11 Most Endangered Historic Places

Michigan Avenue Streetwall

Year Listed: 2008
Location: Chicago, Illinois
Threat: Development


An enduring image of the Chicago skyline, Michigan Avenue stands as one of the world's most-recognized streets.  Its 12-block stretch of historic buildings—dating back to the 1880s—is a virtual encyclopedia of the work of the city's best architects including Daniel Burnham and Louis Sullivan.  Although this "streetwall" was designated a Chicago Landmark in 2002, its historic character is now being threatened by the inappropriate addition of large-scale towers that retain only small portions of the original buildings or their facades.  Should these development projects gain approval, they will render the local landmark ordinance ineffective as a tool for preservation of the district.

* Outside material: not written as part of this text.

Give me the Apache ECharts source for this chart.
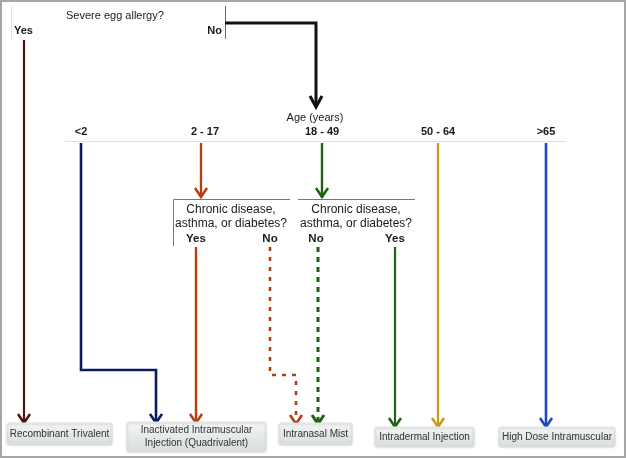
<!DOCTYPE html>
<html>
<head>
<meta charset="utf-8">
<script src="https://cdn.jsdelivr.net/npm/echarts@6/dist/echarts.min.js"></script>
<style>
  html, body { margin: 0; padding: 0; background: #fff; }
  #chart { width: 626px; height: 458px; }
</style>
</head>
<body>
<div id="chart"></div>
<script>
// --- content ---
const question = 'Severe egg allergy?'
const answers = ['Yes', 'No']
const ageTitle = 'Age (years)'
const ageGroups = ['<2', '2 - 17', '18 - 49', '50 - 64', '>65']
const chronicLines = ['Chronic disease,', 'asthma, or diabetes?']
const chronicAnswers = [['Yes', 'No'], ['No', 'Yes']]
const vaccines = [
  'Recombinant Trivalent',
  'Inactivated Intramuscular\nInjection (Quadrivalent)',
  'Intranasal Mist',
  'Intradermal Injection',
  'High Dose Intramuscular'
]

// --- flow paths, in the hidden axes' units (x 0..626, y 0..458 top-down) ---
const flowPaths = [
  [[24, 40], [24, 423]],                              // egg allergy: yes
  [[225, 23], [316, 23], [316, 107]],                 // egg allergy: no
  [[81, 143], [81, 370], [156, 370], [156, 423]],     // <2
  [[201, 143], [201, 197]],                           // 2 - 17
  [[196, 247], [196, 423]],                           // 2 - 17 yes
  [[270, 247], [270, 375], [296, 375], [296, 424]],   // 2 - 17 no
  [[322, 143], [322, 197]],                           // 18 - 49
  [[318, 247], [318, 424]],                           // 18 - 49 no
  [[395, 247], [395, 427]],                           // 18 - 49 yes
  [[438, 143], [438, 427]],                           // 50 - 64
  [[546, 143], [546, 427]]                            // >65
]
const ageX = [81, 201, 322, 438, 546]
const chronicX = [231, 356]
const chronicAnswerX = [[196, 270], [316, 395]]
// vaccine boxes [x0, y0, x1, y1]
const vaccineBoxes = [
  [7, 423, 112, 444],
  [127, 422, 266, 451],
  [279, 423, 352, 444],
  [375, 427, 474, 446],
  [499, 427, 615, 446]
]

// --- styles ---
const maroon = '#4a1616'
const navy = '#0c1a5e'
const rust = '#b3400f'
const green = '#1d6410'
const gold = '#c49a18'
const blue = '#1f47bf'
const flowColors = [maroon, '#111', navy, rust, rust, rust, green, green, green, gold, blue]
const flowWidths = [2.2, 3, 2.6, 2.4, 2.4, 2.6, 2.4, 3, 2.2, 2.2, 2.6]
const flowDash = [null, null, null, null, null, [4, 6], null, [5, 5], null, null, null]
const font = "'Liberation Sans', Arial, sans-serif"
const textColor = '#1a1a1a'

const chart = echarts.init(document.getElementById('chart'))

function renderFlow (params, api) {
  const i = params.dataIndex
  const pts = flowPaths[i].map(p => api.coord(p))
  const tip = pts[pts.length - 1]
  const prev = pts[pts.length - 2]
  const dx = tip[0] - prev[0]
  const dy = tip[1] - prev[1]
  const len = Math.hypot(dx, dy)
  const ux = dx / len
  const uy = dy / len
  const hw = 6
  const hl = i === 1 ? 11 : 9
  const a = [tip[0] - ux * hl - uy * hw, tip[1] - uy * hl + ux * hw]
  const b = [tip[0] - ux * hl + uy * hw, tip[1] - uy * hl - ux * hw]
  const w = flowWidths[i]
  return {
    type: 'group',
    children: [
      {
        type: 'polyline',
        shape: { points: pts },
        style: { stroke: flowColors[i], lineWidth: w, lineDash: flowDash[i] || null, fill: null, lineJoin: 'miter' }
      },
      {
        type: 'polyline',
        shape: { points: [a, tip, b] },
        style: { stroke: flowColors[i], lineWidth: Math.max(w, 2.5), fill: null, lineJoin: 'miter' }
      }
    ]
  }
}

function renderFrames (params, api) {
  // light structural rules of the diagram
  const seg = (pts, color, w) => ({
    type: 'polyline',
    shape: { points: pts.map(p => api.coord(p)) },
    style: { stroke: color, lineWidth: w || 1, fill: null }
  })
  return {
    type: 'group',
    children: [
      seg([[11.5, 6], [11.5, 39]], '#e2e2e2'),
      seg([[225.5, 6], [225.5, 39]], '#666'),
      seg([[65, 141.5], [566, 141.5]], '#dde1e1'),
      seg([[173.5, 246], [173.5, 199.5], [290, 199.5]], '#777'),
      seg([[298, 199.5], [415, 199.5]], '#777')
    ]
  }
}

function textEl (api, str, p, opt) {
  const c = api.coord(p)
  return {
    type: 'text',
    x: c[0],
    y: c[1],
    style: {
      text: str,
      fill: textColor,
      font: (opt.bold ? 'bold ' : '') + (opt.size || 11) + 'px ' + font,
      textAlign: opt.align || 'center',
      textVerticalAlign: 'middle',
      lineHeight: opt.lineHeight || 13
    }
  }
}

function renderTexts (params, api) {
  const children = [
    textEl(api, question, [66, 16], { align: 'left', size: 11 }),
    textEl(api, answers[0], [14, 31], { align: 'left', bold: true }),
    textEl(api, answers[1], [222, 31], { align: 'right', bold: true }),
    textEl(api, ageTitle, [315, 118], { size: 11 })
  ]
  ageGroups.forEach((g, k) => {
    children.push(textEl(api, g, [ageX[k] + (k === 1 ? 4 : 0), 132], { bold: true }))
  })
  chronicX.forEach((cx, k) => {
    children.push(textEl(api, chronicLines[0], [cx, 210], { size: 12 }))
    children.push(textEl(api, chronicLines[1], [cx, 224], { size: 12 }))
    chronicAnswers[k].forEach((ans, j) => {
      children.push(textEl(api, ans, [chronicAnswerX[k][j], 238.5], { bold: true, size: 11.5 }))
    })
  })
  return { type: 'group', children: children }
}

function renderBox (params, api) {
  const b = vaccineBoxes[params.dataIndex]
  const p0 = api.coord([b[0], b[1]])
  const p1 = api.coord([b[2], b[3]])
  return {
    type: 'group',
    children: [
      {
        type: 'rect',
        shape: { x: p0[0], y: p0[1], width: p1[0] - p0[0], height: p1[1] - p0[1], r: 2 },
        style: {
          fill: new echarts.graphic.LinearGradient(0, 0, 0, 1, [
            { offset: 0, color: '#f4f6f6' },
            { offset: 1, color: '#d8dddd' }
          ]),
          stroke: '#e3e6e6',
          lineWidth: 1,
          shadowColor: 'rgba(0,0,0,0.18)',
          shadowBlur: 2,
          shadowOffsetY: 1
        }
      },
      {
        type: 'text',
        x: (p0[0] + p1[0]) / 2,
        y: (p0[1] + p1[1]) / 2 + 0.5,
        style: {
          text: vaccines[params.dataIndex],
          fill: '#333',
          font: '10px ' + font,
          textAlign: 'center',
          textVerticalAlign: 'middle',
          lineHeight: 13
        }
      }
    ]
  }
}

chart.setOption({
  animation: false,
  grid: { left: 0, right: 0, top: 0, bottom: 0 },
  xAxis: { type: 'value', min: 0, max: 626, show: false },
  yAxis: { type: 'value', min: 0, max: 458, inverse: true, show: false },
  graphic: [{
    type: 'rect',
    shape: { x: 1, y: 1, width: 624, height: 456 },
    style: { fill: null, stroke: '#a6a6a6', lineWidth: 2 },
    silent: true
  }],
  series: [
    {
      type: 'custom',
      name: 'frames',
      coordinateSystem: 'cartesian2d',
      clip: false,
      silent: true,
      renderItem: renderFrames,
      data: [[0, 0]]
    },
    {
      type: 'custom',
      name: 'flows',
      coordinateSystem: 'cartesian2d',
      clip: false,
      silent: true,
      renderItem: renderFlow,
      data: flowPaths.map(p => p[0])
    },
    {
      type: 'custom',
      name: 'vaccines',
      coordinateSystem: 'cartesian2d',
      clip: false,
      silent: true,
      renderItem: renderBox,
      data: vaccineBoxes.map(b => [b[0], b[1]])
    },
    {
      type: 'custom',
      name: 'texts',
      coordinateSystem: 'cartesian2d',
      clip: false,
      silent: true,
      renderItem: renderTexts,
      data: [[0, 0]]
    }
  ]
})
</script>
</body>
</html>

At present, the 1893 Chicago Athletic Association, designed by Henry Ives Cobb is slated for a rooftop addition.  These plans propose to demolish a significant portion of the vacant building's structure and several elaborate interior spaces to accommodate a multi-story, stepped, glass hotel tower.  While the building is protected by landmark designation and a preservation ordinance, the project has been justified on the basis that the new construction will not be visible from across the street.  However, because of the one-sided nature of the street, the mass of the tower would greatly disrupt the historic skyline as viewed from Grant Park, Millennium Park, and the lakefront.

If approved, preservation advocates fear that this project will set a precedent for similar proposals within the historic district, creating a domino effect of high-rise development on a street where landmark designation was established to prevent such a situation.  Chicago's preservation ordinance currently allows construction proposals to be reviewed on a case-by-case basis, which has prevented a clear set of standards from being established. Consequently, an increasing number of projects in which only the façade of an historic building is preserved have been permitted.

The National Trust for Historic Preservation has included the Michigan Avenue Streetwall on this year's 11 Most Endangered list as a way of adding a national voice to the listing of the Streetwall on Landmarks Illinois' Ten Most Endangered Historic Places in Illinois, announced in April, 2008. The National Trust for Historic Preservation is working with Landmarks Illinois and other groups to encourage strict adherence to, and enforcement of, Chicago's historic preservation ordinance.  The campaign is seeking to persuade the city to issue appropriate design guidelines for this unique district, requiring all development projects to be held to the same standards.  Inappropriate additions also would have a negative impact on properties adjacent to the district.